Drive de Cartier watches

COLLABORATION

THE EXCEPTIONAL MEN OF DRIVE DE CARTIER

 

CHRIS PAUL


Basketball player Chris Paul (nicknamed "CP3") is considered the best point guard of his generation.

A nine-time NBA All-Star, he has achieved many remarkable honors, including playing for the All-NBA team eight times and winning two Olympic gold medals.

Yet this glorious athletic career is only part of his story.

DOMINIQUE ANSEL


Foodies everywhere have been thrilled by Dominique Ansel's culinary visions.

Winner of the 2014 James Beard Outstanding Pastry Chef Award, he invented the famous Cronut, which has been a stunning success around the world.

Chef Ansel's name has become synonymous with creativity and innovation.

CHANG CHEN


After years of experience in the film industry, actor Chang Chen has honed his skill while maintaining an independent spirit.

No matter what role he plays, his motivation comes from the heart.

With studious devotion to his craft, he accepts nothing less than excellence, making his collaboration with Drive de Cartier a natural fit.

170 years of style

Cartier has always designed exceptional objects.

 


NO POSTAGE NECESSARY

Envelope-shaped cigarette case, c. 1932

 

Winston Churchill commissioned Cartier London to make this 9K gold cigarette case in the shape of an envelope for his son Randolph in 1932.

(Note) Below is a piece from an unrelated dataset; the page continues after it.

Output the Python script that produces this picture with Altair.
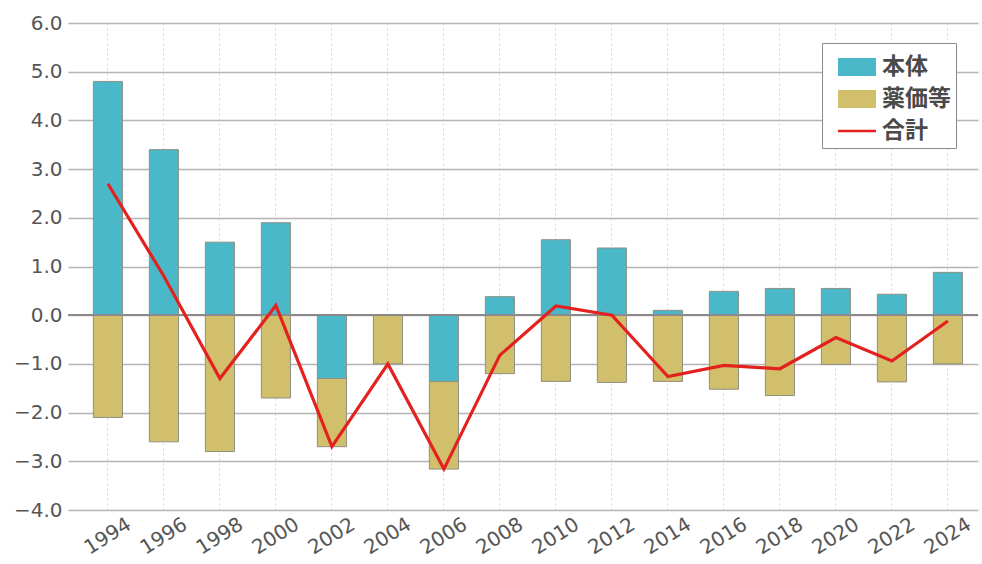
import altair as alt
import pandas as pd

years = ["1994", "1996", "1998", "2000", "2002", "2004", "2006", "2008",
         "2010", "2012", "2014", "2016", "2018", "2020", "2022", "2024"]
hontai = [4.8, 3.4, 1.5, 1.9, -1.3, 0.0, -1.36, 0.38,
          1.55, 1.38, 0.1, 0.49, 0.55, 0.55, 0.43, 0.88]
yakka = [-2.1, -2.6, -2.8, -1.7, -1.4, -1.0, -1.8, -1.2,
         -1.36, -1.38, -1.36, -1.52, -1.65, -1.01, -1.37, -1.0]
total = [2.7, 0.8, -1.3, 0.2, -2.7, -1.0, -3.16, -0.82,
         0.19, 0.0, -1.26, -1.03, -1.1, -0.46, -0.94, -0.12]
series_names = ["本体", "薬価等", "合計"]
series_colors = ["#4bb8c9", "#d2bf6c", "#e3211e"]
y_ticks = [-4, -3, -2, -1, 0, 1, 2, 3, 4, 5, 6]

bar_df = pd.DataFrame({
    "year": years * 2,
    "series": [series_names[0]] * len(years) + [series_names[1]] * len(years),
    "value": hontai + yakka,
    "ord": [0] * len(years) + [1] * len(years),
})
line_df = pd.DataFrame({"year": years, "series": series_names[2], "value": total})
legend_df = pd.concat([bar_df, line_df], ignore_index=True)

x_scale = alt.Scale(paddingInner=0.48, paddingOuter=0.365, align=0.62)
x_axis = alt.Axis(title=None, labelAngle=-32, labelAlign="center", labelBaseline="middle",
                  labelPadding=26, ticks=False, tickSize=0, domain=False,
                  grid=True, gridDash=[2, 3], gridColor="#d6d6d6", gridWidth=1,
                  labelFont="DejaVu Sans", labelFontSize=20, labelColor="#555555")
y_scale = alt.Scale(domain=[-4, 6], nice=False)
y_axis = alt.Axis(title=None, values=y_ticks, format=".1f", ticks=False, domain=False,
                  grid=True, gridColor="#b4b4b4", gridWidth=1.6,
                  labelFont="DejaVu Sans", labelFontSize=20, labelColor="#555555",
                  labelPadding=6)

color_scale = alt.Scale(domain=series_names, range=series_colors)
rect_path = "M-1,-0.47H1V0.47H-1Z"
line_path = "M-1,-0.07H1V0.07H-1Z"
shape_scale = alt.Scale(domain=series_names, range=[rect_path, rect_path, line_path])
legend = alt.Legend(title=None, orient="none", legendX=754, legendY=20,
                    symbolType="square",
                    symbolSize=1444, symbolStrokeWidth=0, symbolOpacity=1,
                    symbolOffset=11,
                    labelFont="Noto Sans CJK JP", labelFontSize=23, labelFontWeight="bold",
                    labelColor="#4a4a4a",
                    labelOffset=6, rowPadding=1, padding=5,
                    strokeColor="#8a8a8a", fillColor="white")

bars = alt.Chart(bar_df).mark_bar(stroke="#8f8f84", strokeWidth=1).encode(
    x=alt.X("year:N", sort=years, scale=x_scale, axis=x_axis),
    y=alt.Y("value:Q", stack="zero", scale=y_scale, axis=y_axis),
    color=alt.Color("series:N", scale=color_scale, legend=legend),
    order=alt.Order("ord:Q"),
)

zero = alt.Chart(line_df).mark_rule(color="#8a8a8a", strokeWidth=1.6).encode(
    y=alt.datum(0)
)

line = alt.Chart(line_df).mark_line(color="#e3211e", strokeWidth=3.2).encode(
    x=alt.X("year:N", sort=years),
    y=alt.Y("value:Q"),
)

legend_layer = alt.Chart(legend_df).mark_point(filled=True, opacity=0).encode(
    x=alt.X("year:N", sort=years),
    y=alt.Y("value:Q"),
    color=alt.Color("series:N", scale=color_scale, legend=legend),
    shape=alt.Shape("series:N", scale=shape_scale, legend=legend),
)

chart = alt.layer(bars, zero, line, legend_layer).properties(
    width=910, height=487,
    background="white",
    autosize=alt.AutoSizeParams(type="none"),
    padding={"left": 68, "top": 23, "right": 4, "bottom": 54},
).configure_view(stroke=None)

chart.save("out.html", embed_options={"renderer": "svg", "actions": False})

It featured the young man's address – an inside joke, since Churchill often accused Randolph of being scatterbrained. Much later, when King Farouk of Egypt fell in love with the item, Randolph was generous enough to give it to him as a gift.


TIME IS MONEY

Money clip/watch, c. 1933

 

Created by Cartier New York circa 1933, this black enamel and 14K gold watch doubles as a money clip  – a unique, elegant item that lets you check both the time and your finances with a single glance.

In this clever design, the watch pivots to protect its precious dial when the owner slips it into his pocket.


ELEGANCE
ON THE GREEN

Belt buckle/watch, c. 1950

 

This 14K gold belt buckle with watch was designed at the Cartier New York workshops in the mid 20th century.

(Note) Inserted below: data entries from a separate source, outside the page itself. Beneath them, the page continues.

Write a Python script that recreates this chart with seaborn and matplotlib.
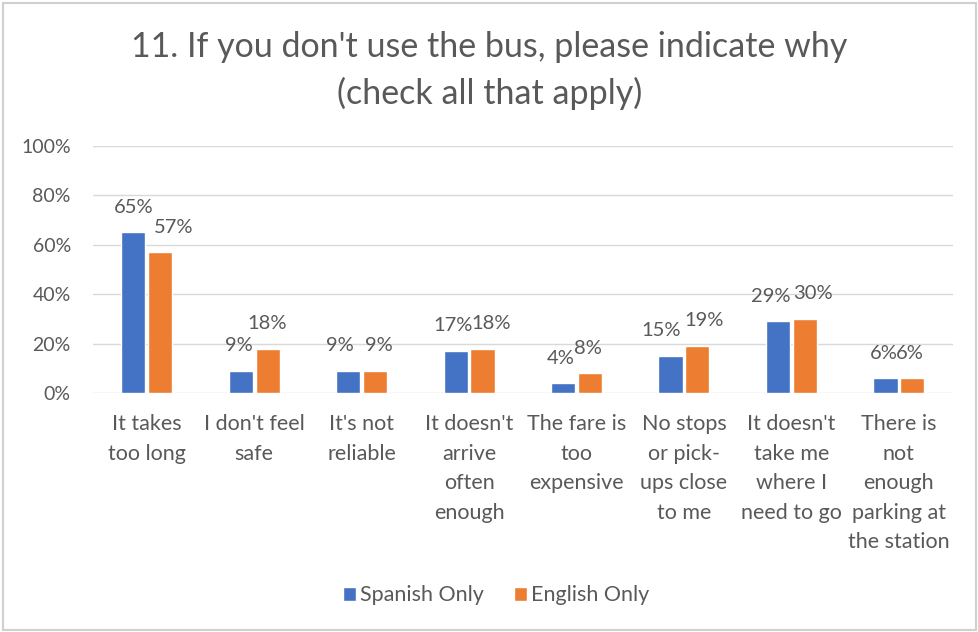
import pandas as pd
import matplotlib.pyplot as plt
import matplotlib.patches as mpatches
import seaborn as sns

# Survey question 11 - reasons for not using the bus
categories = [
    "It takes\ntoo long",
    "I don't feel\nsafe",
    "It's not\nreliable",
    "It doesn't\narrive\noften\nenough",
    "The fare is\ntoo\nexpensive",
    "No stops\nor pick-\nups close\nto me",
    "It doesn't\ntake me\nwhere I\nneed to go",
    "There is\nnot\nenough\nparking at\nthe station",
]
spanish_only = [65, 9, 9, 17, 4, 15, 29, 6]
english_only = [57, 18, 9, 18, 8, 19, 30, 6]
series_names = ["Spanish Only", "English Only"]
yticks = [0, 20, 40, 60, 80, 100]

df = pd.DataFrame({
    "reason": categories * 2,
    "pct": spanish_only + english_only,
    "group": [series_names[0]] * len(categories) + [series_names[1]] * len(categories),
})

# small sideways nudges (points) so neighbouring labels don't collide, like Excel did
nudge = {
    0: [0, -1, -6, -2, -1.5, -6.5, -5, -1.5],
    1: [10, 0, 3, 6, -1.5, 5, 6, -2],
}

sns.set_style("white")
plt.rcParams["font.family"] = ["Lato", "DejaVu Sans"]
text_gray = "#595959"

fig = plt.figure(figsize=(9.79, 6.32), dpi=100)
ax = fig.add_axes([0.095, 0.378, 0.878, 0.391])

sns.barplot(data=df, x="reason", y="pct", hue="group", order=categories,
            palette=["#4472C4", "#ED7D31"], width=0.5, gap=0.1, ax=ax,
            saturation=1, legend=True)

for i, cont in enumerate(ax.containers):
    texts = ax.bar_label(cont, fmt="%d%%", padding=12, fontsize=14.5, color=text_gray)
    for j, t in enumerate(texts):
        t.xyann = (nudge[i][j], 12)

ax.set_ylim(0, 100)
ax.set_yticks(yticks)
ax.set_yticklabels([f"{t}%" for t in yticks], fontsize=14, color=text_gray)
ax.grid(axis="y", color="#D9D9D9", linewidth=1)
ax.set_axisbelow(True)
for side in ["top", "right", "left", "bottom"]:
    ax.spines[side].set_visible(False)
ax.tick_params(axis="both", length=0)
ax.tick_params(axis="y", pad=16)
ax.set_xticks(range(len(categories)))
ax.set_xticklabels(categories, fontsize=15.5, color=text_gray, linespacing=1.6, va="top")
ax.tick_params(axis="x", pad=15)
ax.set_xlabel("")
ax.set_ylabel("")

handles, labels = ax.get_legend_handles_labels()
ax.legend(handles, labels, loc="center", bbox_to_anchor=(0.507, 0.058),
          bbox_transform=fig.transFigure, ncol=2, frameon=False,
          fontsize=15.5, labelcolor=text_gray, handlelength=0.6, handleheight=0.6,
          handletextpad=0.2, columnspacing=1.4)

fig.suptitle("11. If you don't use the bus, please indicate why\n(check all that apply)",
             y=0.951, fontsize=24.5, color=text_gray, linespacing=1.5)

fig.patches.append(mpatches.Rectangle((0.003, 0.003), 0.994, 0.992, transform=fig.transFigure,
                                      fill=False, edgecolor="#D0D0D0", linewidth=1.5))

fig.savefig("out.png", dpi=100)
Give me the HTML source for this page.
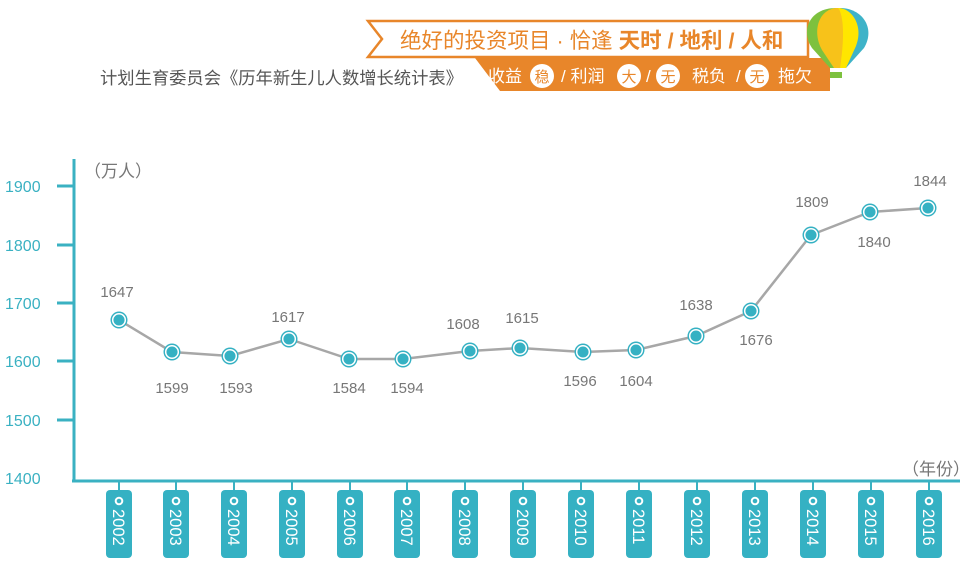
<!DOCTYPE html>
<html><head><meta charset="utf-8"><style>
body{margin:0;background:#fff;width:967px;height:566px;overflow:hidden}
svg{display:block;font-family:"Liberation Sans","Noto Sans CJK SC",sans-serif}
</style></head><body>
<svg width="967" height="566" viewBox="0 0 967 566">
<defs>
<g id="pt"><circle r="8.5" fill="#35b1c3"/><circle r="6.3" fill="#35b1c3" stroke="#fff" stroke-width="1.5"/></g>
<g id="bx"><line x1="0" y1="481" x2="0" y2="491" stroke="#3ab1c2" stroke-width="2"/><rect x="-13" y="490" width="26" height="68" rx="4" fill="#35b1c3"/><circle cx="0" cy="501" r="3.3" fill="none" stroke="#fff" stroke-width="2"/></g>
</defs>
<polygon points="368,21 808,21 808,57 368,57 382,39" fill="#fff" stroke="#e8862a" stroke-width="2.5"/>
<text x="400" y="48" font-size="21.5" fill="#e8862a">绝好的投资项目 · 恰逢 <tspan font-weight="bold">天时 / 地利 / 人和</tspan></text>
<polygon points="475,58 830,58 830,91 500,91" fill="#e8862a"/>
<g font-size="17" fill="#fff">
<text x="488" y="82">收益</text>
<text x="561" y="82">/ 利润</text>
<text x="646" y="82">/</text>
<text x="692" y="82">税负</text>
<text x="736" y="82">/</text>
<text x="778" y="82">拖欠</text>
</g>
<g fill="#fff"><circle cx="542" cy="76" r="12"/><circle cx="629" cy="76" r="12"/><circle cx="668" cy="76" r="12"/><circle cx="757" cy="76" r="12"/></g>
<g font-size="15" fill="#e8862a" text-anchor="middle">
<text x="542" y="82">稳</text><text x="629" y="82">大</text><text x="668" y="82">无</text><text x="757" y="82">无</text>
</g>
<path d="M836,8 C810,8 800,30 812,48 L830,68 L842,68 L860,48 C872,30 862,8 836,8Z" fill="#7dc13e"/>
<path d="M840,8 C825,10 820,30 826,48 L834,68 L846,68 L864,48 C876,28 862,8 840,8Z" fill="#3eb3c8"/>
<path d="M836,8 C818,10 812,32 822,50 L834,68 L840,68 L850,48 C860,28 852,8 836,8Z" fill="#f7c21a"/>
<path d="M838,8 C842,12 846,30 840,68 L846,68 L856,46 C864,26 852,8 838,8Z" fill="#ffe600"/>
<rect x="830" y="72" width="12" height="6" fill="#7dc13e"/>
<text x="100" y="84" font-size="17.3" fill="#555">计划生育委员会《历年新生儿人数增长统计表》</text>
<g stroke="#3ab1c2" stroke-width="3" fill="none">
<line x1="74" y1="159" x2="74" y2="482"/>
<line x1="72" y1="481" x2="960" y2="481"/>
<line x1="57" y1="186" x2="74" y2="186"/><line x1="57" y1="245" x2="74" y2="245"/>
<line x1="57" y1="303" x2="74" y2="303"/><line x1="57" y1="361" x2="74" y2="361"/>
<line x1="57" y1="420" x2="74" y2="420"/>
</g>
<g font-size="16" fill="#3ab1c2">
<text x="5" y="192">1900</text><text x="5" y="251">1800</text><text x="5" y="309">1700</text>
<text x="5" y="367">1600</text><text x="5" y="426">1500</text><text x="5" y="484">1400</text>
</g>
<text x="84" y="177" font-size="17" fill="#777">（万人）</text>
<text x="902" y="475" font-size="17" fill="#777">（年份）</text>
<polyline fill="none" stroke="#a7a7a7" stroke-width="2.5" points="119,320 172,352 230,356 289,339 349,359 403,359 470,351 520,348 583,352 636,350 696,336 751,311 811,235 870,212 928,208"/>
<use href="#pt" x="119" y="320"/><use href="#pt" x="172" y="352"/><use href="#pt" x="230" y="356"/>
<use href="#pt" x="289" y="339"/><use href="#pt" x="349" y="359"/><use href="#pt" x="403" y="359"/>
<use href="#pt" x="470" y="351"/><use href="#pt" x="520" y="348"/><use href="#pt" x="583" y="352"/>
<use href="#pt" x="636" y="350"/><use href="#pt" x="696" y="336"/><use href="#pt" x="751" y="311"/>
<use href="#pt" x="811" y="235"/><use href="#pt" x="870" y="212"/><use href="#pt" x="928" y="208"/>
<use href="#bx" x="119"/><use href="#bx" x="176"/><use href="#bx" x="234"/><use href="#bx" x="292"/>
<use href="#bx" x="350"/><use href="#bx" x="407"/><use href="#bx" x="465"/><use href="#bx" x="523"/>
<use href="#bx" x="581"/><use href="#bx" x="639"/><use href="#bx" x="697"/><use href="#bx" x="755"/>
<use href="#bx" x="813"/><use href="#bx" x="871"/><use href="#bx" x="929"/>
<g font-size="16.5" fill="#fff">
<text transform="translate(113,509) rotate(90)">2002</text>
<text transform="translate(170,509) rotate(90)">2003</text>
<text transform="translate(228,509) rotate(90)">2004</text>
<text transform="translate(286,509) rotate(90)">2005</text>
<text transform="translate(344,509) rotate(90)">2006</text>
<text transform="translate(401,509) rotate(90)">2007</text>
<text transform="translate(459,509) rotate(90)">2008</text>
<text transform="translate(517,509) rotate(90)">2009</text>
<text transform="translate(575,509) rotate(90)">2010</text>
<text transform="translate(633,509) rotate(90)">2011</text>
<text transform="translate(691,509) rotate(90)">2012</text>
<text transform="translate(749,509) rotate(90)">2013</text>
<text transform="translate(807,509) rotate(90)">2014</text>
<text transform="translate(865,509) rotate(90)">2015</text>
<text transform="translate(923,509) rotate(90)">2016</text>
</g>
<g font-size="15" fill="#777" text-anchor="middle">
<text x="117" y="297">1647</text><text x="172" y="393">1599</text><text x="236" y="393">1593</text>
<text x="288" y="322">1617</text><text x="349" y="393">1584</text><text x="407" y="393">1594</text>
<text x="463" y="329">1608</text><text x="522" y="323">1615</text><text x="580" y="386">1596</text>
<text x="636" y="386">1604</text><text x="696" y="310">1638</text><text x="756" y="345">1676</text>
<text x="812" y="207">1809</text><text x="874" y="247">1840</text><text x="930" y="186">1844</text>
</g>
</svg>
</body></html>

It's also known as the "golfer's watch."

Since it wasn't worn on the wrist, its owner could use it on the links without worrying about the impact of his swing damaging the movement.

WATCH & LEARN

FREQUENTLY ASKED WATCH QUESTIONS, ANSWERED

 

Can I wear my watch while I sleep?

Ideally, no.

Especially if you move a lot in your sleep.

One false move and the dial could hit a wall, the bedside table, or your partner's face. Wrist straps can also be damaged from friction and perspiration.

To avoid collateral damage for all parties, be sure to take your watch off before you go to sleep.

If possible, place it in a Cartier watch box to be safe.

WATCH & LEARN

FREQUENTLY ASKED WATCH QUESTIONS, ANSWERED

 

Should my watch feel loose or snug around my wrist?

There's no hard and fast rule; it's all a question of personal preference and comfort.

However, the strap should not be too loose, because the watch may be damaged if it slides on your wrist and strikes another object.

Generally, there should be a finger width's space between the strap and your wrist.

WATCH & LEARN

FREQUENTLY ASKED WATCH QUESTIONS, ANSWERED

 

Where should I put on my watch?

On your wrist, of course.

But where specifically should you be when putting it on?

The best place is in the bedroom, over your bed.

 

Why?

Because watches are dropped most often in the morning when they are put on.

A fall onto the floor usually has dire consequences, but the bed is a soft surface that will absorb the shock if you suddenly drop your watch.